Wednesday, October 3, 2018

Power vs. Hope: Where Do They Lead?

We live in anxious times. Actually, times have always been anxious but especially now.

We have a distorted economy that works for an elite few and not the many. Foreign powers are trying to corrupt our democracy. Men are scared of being accused of sexual misconduct -- and women are even scared of accusing them. Social media rules our world in scary ways. The threat of terrorism is never far from anyone's mind.

More and more, NYC is being sold off to the highest bidders. And, oh yes, and the president of the United States is insane.

Lots of reasons to be anxious. The only thing that seems like a Balm in Gilead is that TV is better than ever. That's about it.

If you want to understand why, structurally, our society is so warped, read these two very different, but ultimately interrelated NYC tales. One is about how Donald Trump and his family used out-right fraud to increase their wealth. Another is about the bad decisions made by clueless rich people who drove the New York City Opera out of business. In both stories, you read about the arrogance of wealth -- the indifference to consequence, the belief that they can do no wrong even when they very wrong things, complete insouciance to the people who work for them or the society they live in.
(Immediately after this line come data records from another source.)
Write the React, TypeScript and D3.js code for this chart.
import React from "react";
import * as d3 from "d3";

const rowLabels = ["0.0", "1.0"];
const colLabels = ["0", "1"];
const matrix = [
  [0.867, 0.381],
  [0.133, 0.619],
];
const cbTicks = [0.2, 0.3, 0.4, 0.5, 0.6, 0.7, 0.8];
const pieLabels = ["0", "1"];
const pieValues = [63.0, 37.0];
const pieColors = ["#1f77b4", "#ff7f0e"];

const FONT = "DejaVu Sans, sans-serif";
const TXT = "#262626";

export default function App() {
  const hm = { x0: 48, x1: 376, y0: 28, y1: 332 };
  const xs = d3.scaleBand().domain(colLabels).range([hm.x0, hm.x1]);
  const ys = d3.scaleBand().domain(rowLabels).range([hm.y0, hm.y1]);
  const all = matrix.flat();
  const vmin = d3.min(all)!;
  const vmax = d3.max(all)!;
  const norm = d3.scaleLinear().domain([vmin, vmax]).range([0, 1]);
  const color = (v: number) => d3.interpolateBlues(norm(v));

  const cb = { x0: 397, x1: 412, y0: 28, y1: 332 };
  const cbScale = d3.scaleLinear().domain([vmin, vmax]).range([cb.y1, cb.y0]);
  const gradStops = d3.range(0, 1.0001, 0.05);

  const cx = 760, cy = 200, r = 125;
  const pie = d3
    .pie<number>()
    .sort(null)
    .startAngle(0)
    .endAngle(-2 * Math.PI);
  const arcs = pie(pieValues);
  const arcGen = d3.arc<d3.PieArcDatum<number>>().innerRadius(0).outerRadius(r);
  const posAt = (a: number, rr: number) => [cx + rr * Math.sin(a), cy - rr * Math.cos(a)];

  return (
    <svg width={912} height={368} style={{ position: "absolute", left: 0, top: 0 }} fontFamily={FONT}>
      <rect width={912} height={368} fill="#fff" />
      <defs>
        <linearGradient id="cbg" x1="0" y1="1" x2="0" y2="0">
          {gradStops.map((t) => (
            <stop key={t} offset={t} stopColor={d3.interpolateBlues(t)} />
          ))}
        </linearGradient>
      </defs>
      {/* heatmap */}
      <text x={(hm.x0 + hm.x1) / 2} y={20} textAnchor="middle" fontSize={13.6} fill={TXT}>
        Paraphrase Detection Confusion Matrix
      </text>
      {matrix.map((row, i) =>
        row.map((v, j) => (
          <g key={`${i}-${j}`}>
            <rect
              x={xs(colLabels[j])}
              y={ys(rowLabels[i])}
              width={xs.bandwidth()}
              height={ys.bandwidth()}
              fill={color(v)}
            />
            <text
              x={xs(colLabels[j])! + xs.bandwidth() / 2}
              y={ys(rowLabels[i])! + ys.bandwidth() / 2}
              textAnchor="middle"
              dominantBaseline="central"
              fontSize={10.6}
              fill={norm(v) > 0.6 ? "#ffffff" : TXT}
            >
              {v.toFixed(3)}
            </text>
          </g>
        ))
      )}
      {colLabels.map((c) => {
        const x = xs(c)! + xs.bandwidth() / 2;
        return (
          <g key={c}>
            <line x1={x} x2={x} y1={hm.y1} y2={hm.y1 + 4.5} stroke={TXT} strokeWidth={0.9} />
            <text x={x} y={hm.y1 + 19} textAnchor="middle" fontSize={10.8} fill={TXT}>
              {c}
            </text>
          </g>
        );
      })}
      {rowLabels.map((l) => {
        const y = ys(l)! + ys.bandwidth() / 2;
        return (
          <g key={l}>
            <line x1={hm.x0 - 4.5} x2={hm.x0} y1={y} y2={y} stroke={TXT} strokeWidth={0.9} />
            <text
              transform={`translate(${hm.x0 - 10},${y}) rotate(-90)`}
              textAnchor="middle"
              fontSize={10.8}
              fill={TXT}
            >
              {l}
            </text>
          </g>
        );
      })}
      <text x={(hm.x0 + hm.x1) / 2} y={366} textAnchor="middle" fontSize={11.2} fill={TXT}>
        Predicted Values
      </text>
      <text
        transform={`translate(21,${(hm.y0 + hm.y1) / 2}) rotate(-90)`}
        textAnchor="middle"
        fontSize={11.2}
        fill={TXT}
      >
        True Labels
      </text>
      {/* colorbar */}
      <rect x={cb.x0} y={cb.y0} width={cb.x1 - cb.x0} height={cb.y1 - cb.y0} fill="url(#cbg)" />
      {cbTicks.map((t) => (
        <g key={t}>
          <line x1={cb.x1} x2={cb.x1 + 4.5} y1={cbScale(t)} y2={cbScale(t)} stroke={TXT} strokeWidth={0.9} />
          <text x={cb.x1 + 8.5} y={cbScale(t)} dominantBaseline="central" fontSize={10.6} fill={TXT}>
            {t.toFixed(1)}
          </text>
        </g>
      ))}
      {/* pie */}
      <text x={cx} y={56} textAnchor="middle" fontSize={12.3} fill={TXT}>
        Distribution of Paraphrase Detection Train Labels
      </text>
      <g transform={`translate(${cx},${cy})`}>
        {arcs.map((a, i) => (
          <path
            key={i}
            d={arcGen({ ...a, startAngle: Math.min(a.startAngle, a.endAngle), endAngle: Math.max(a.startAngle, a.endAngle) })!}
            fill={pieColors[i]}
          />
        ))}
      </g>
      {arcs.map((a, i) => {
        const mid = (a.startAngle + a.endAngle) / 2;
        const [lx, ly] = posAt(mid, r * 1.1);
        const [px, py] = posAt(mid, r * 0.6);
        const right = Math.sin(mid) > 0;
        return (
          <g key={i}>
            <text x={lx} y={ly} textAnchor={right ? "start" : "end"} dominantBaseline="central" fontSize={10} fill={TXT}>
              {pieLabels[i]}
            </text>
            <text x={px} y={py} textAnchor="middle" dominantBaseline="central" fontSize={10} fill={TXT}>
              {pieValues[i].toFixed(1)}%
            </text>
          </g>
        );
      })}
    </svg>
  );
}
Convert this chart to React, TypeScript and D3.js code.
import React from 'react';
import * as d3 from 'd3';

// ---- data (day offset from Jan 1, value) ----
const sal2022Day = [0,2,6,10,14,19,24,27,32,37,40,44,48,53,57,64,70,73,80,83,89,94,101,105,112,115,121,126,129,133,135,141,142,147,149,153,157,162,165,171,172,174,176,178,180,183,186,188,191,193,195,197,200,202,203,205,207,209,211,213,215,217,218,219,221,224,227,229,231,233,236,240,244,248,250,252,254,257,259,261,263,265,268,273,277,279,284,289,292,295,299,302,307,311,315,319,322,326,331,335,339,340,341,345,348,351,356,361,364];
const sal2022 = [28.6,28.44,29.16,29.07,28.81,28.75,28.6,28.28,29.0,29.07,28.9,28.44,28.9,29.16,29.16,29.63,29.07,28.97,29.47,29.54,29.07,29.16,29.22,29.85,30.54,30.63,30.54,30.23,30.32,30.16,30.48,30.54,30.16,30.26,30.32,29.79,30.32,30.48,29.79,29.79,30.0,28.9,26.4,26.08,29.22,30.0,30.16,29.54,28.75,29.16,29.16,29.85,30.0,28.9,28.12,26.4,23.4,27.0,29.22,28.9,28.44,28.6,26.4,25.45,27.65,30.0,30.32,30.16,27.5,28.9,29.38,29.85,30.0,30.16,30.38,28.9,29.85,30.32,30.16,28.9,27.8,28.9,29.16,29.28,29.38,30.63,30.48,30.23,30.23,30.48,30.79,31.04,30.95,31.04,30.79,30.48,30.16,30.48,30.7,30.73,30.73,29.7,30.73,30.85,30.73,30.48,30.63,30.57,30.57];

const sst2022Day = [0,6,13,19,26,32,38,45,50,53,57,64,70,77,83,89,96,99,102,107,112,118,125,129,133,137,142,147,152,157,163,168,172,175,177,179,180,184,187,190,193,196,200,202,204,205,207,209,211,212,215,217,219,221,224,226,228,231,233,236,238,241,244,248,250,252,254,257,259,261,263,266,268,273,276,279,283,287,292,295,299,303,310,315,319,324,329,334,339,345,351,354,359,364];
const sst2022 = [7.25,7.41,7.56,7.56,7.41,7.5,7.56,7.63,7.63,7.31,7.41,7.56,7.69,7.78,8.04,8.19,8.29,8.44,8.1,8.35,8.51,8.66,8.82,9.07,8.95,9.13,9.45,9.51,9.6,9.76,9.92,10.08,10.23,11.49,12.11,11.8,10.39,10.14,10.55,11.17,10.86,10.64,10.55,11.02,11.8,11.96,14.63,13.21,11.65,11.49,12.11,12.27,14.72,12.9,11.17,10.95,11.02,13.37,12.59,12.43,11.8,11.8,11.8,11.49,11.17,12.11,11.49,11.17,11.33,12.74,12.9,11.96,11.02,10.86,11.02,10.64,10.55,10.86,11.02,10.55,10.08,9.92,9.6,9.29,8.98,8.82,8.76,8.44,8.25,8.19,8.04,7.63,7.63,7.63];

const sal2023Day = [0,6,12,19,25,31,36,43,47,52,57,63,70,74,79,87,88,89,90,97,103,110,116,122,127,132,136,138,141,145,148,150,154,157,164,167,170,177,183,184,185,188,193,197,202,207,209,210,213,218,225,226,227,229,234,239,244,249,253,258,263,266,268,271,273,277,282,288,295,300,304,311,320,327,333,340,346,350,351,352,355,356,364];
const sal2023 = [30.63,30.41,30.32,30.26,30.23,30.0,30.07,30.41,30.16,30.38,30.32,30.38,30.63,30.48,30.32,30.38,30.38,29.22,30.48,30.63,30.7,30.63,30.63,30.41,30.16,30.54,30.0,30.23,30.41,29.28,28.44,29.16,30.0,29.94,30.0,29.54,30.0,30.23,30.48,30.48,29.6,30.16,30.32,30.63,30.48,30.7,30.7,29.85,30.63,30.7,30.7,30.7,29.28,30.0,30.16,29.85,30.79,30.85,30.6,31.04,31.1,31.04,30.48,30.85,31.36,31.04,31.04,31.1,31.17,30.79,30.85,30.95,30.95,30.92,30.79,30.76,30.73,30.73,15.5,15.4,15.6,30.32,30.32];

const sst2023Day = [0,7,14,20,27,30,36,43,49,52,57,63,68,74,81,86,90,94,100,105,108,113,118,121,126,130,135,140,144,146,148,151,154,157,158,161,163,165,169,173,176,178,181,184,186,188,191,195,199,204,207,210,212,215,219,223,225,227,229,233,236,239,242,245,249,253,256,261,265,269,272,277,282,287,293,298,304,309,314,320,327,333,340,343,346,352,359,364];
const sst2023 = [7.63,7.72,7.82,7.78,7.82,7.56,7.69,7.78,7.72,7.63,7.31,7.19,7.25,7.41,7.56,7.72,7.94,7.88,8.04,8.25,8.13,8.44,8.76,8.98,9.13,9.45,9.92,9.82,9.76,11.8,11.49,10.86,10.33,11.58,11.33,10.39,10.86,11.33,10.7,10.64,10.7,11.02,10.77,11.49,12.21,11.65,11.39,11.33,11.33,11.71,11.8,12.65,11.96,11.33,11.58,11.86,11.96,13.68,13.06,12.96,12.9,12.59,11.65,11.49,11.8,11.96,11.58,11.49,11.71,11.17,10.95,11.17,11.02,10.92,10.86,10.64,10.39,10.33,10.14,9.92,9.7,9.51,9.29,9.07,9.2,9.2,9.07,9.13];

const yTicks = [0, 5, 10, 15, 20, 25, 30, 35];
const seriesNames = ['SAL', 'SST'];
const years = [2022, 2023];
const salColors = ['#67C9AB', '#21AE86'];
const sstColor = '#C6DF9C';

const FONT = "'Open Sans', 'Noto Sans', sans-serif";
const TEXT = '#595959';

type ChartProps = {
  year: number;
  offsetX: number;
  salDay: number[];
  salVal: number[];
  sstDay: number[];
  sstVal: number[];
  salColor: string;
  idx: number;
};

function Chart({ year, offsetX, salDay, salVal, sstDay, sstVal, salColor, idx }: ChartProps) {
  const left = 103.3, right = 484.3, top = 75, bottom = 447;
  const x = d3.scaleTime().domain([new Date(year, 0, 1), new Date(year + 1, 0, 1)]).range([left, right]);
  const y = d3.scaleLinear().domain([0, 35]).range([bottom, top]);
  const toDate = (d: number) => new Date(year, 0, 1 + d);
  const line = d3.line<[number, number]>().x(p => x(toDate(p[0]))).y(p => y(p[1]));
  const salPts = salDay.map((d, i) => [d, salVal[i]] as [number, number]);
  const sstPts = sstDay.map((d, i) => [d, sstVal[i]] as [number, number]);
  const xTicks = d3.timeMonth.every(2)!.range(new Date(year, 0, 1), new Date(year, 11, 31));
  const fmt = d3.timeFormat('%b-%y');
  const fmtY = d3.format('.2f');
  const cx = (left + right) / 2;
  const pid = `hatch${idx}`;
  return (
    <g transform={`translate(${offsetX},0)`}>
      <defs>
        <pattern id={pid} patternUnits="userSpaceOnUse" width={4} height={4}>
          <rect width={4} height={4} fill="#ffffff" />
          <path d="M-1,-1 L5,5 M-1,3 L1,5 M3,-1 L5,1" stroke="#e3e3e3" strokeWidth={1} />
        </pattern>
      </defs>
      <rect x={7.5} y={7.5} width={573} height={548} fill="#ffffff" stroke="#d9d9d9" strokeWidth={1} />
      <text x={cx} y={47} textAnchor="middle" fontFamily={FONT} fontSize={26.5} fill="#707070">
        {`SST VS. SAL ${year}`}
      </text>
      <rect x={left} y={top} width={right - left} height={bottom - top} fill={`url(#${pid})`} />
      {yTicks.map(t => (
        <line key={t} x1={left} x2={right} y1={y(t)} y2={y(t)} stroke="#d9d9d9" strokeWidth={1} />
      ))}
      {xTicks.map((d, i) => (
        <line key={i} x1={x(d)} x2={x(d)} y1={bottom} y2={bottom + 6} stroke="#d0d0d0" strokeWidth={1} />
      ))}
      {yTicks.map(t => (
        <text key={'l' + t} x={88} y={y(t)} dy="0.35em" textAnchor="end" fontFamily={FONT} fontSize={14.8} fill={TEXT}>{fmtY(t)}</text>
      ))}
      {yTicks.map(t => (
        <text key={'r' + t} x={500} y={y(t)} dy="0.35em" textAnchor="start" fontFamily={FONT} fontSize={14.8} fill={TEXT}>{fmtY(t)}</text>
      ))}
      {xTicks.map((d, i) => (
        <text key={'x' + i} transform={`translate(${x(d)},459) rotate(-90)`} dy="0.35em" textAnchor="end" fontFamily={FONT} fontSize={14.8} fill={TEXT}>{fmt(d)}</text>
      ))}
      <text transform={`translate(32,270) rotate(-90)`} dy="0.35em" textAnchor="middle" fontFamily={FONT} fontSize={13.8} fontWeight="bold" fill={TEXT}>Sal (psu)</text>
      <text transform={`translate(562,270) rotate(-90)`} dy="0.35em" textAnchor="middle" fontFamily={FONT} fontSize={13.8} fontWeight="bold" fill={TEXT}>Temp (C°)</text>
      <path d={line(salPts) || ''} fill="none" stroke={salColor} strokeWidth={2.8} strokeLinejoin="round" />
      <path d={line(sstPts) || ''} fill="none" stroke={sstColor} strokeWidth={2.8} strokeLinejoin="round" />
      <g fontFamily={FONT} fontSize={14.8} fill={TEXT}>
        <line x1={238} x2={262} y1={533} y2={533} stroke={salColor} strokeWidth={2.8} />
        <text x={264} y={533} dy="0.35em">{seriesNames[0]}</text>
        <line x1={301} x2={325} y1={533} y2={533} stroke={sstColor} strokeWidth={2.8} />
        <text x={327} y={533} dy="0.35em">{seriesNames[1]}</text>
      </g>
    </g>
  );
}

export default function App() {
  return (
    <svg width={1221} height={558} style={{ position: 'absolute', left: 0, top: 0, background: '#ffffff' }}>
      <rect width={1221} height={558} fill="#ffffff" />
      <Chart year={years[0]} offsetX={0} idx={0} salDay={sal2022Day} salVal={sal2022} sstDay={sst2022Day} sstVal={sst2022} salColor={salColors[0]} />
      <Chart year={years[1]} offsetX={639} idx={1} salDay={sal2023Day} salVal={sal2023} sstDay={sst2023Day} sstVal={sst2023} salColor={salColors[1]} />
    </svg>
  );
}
It makes for depressing, rage-inducing reading -- but explains a lot about how greed and willful blindness inflict so much damage.

But hope is always somewhere, glimmering on the horizen. It was true in the past and it's true today.

Read the original 1967 review of the Velvet Underground, predicting that this was an important band (indeed it was, it revolutionized music). And read a short interview with Alexandria Ocasio-Cortez, the soon-to-be-Congresswoman who's bravery and brilliant political instincts will, hopefully, lead to a revolution in how this country is governed -- and how we might unwarp our society. There's always hope somewhere, fighting against the dominant paradigm, fighting against the power, always something good boiling beneath the surface, creating inevitable, positive change.